SÍTIOS CERTOS, LUGARES CERTOS E O RESTO
Se fosse falar do Estúdio 21 pela via da simpatia, generosidade e engenho de quem está à frente, então teria de fazê-lo através de uma longuíssima crónica e não no curto espaço das recomendações. Restrinjo-me então a esta afirmação: as coisas raras e espantosas da Madeira não são só o vinho, a flora e pontapés de bicicleta.

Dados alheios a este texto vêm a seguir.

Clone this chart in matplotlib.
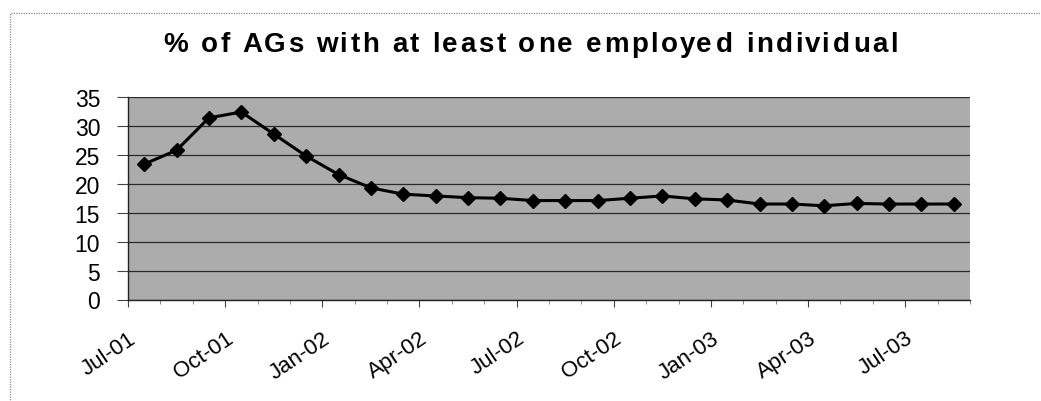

A Associação “ Novo Futuro” tem como missão “o acolhimento em pequenos lares familiares de crianças e jovens em risco social, privados de um ambiente familiar seguro, com histórias marcadas pela exposição involuntária a situações de abuso, negligência e maus-tratos físicos e psicológicos, privilegiando-se o acolhimento de grupos de irmãos”. É para esta notável IPSS que vamos fazer o “Concerto Por um Novo Futuro” dia 17 de Maio no Altice Arena. A base será a banda sonora da série televisiva “1986” (onde figuram nomes como os de Ana Bacalhau, Catarina Salinas, David Fonseca, João Só, Lena D’Água, Márcia, Miguel Araújo, Tatanka e este que vos escreve), mas o objectivo real será o da solidariedade. Obrigatório!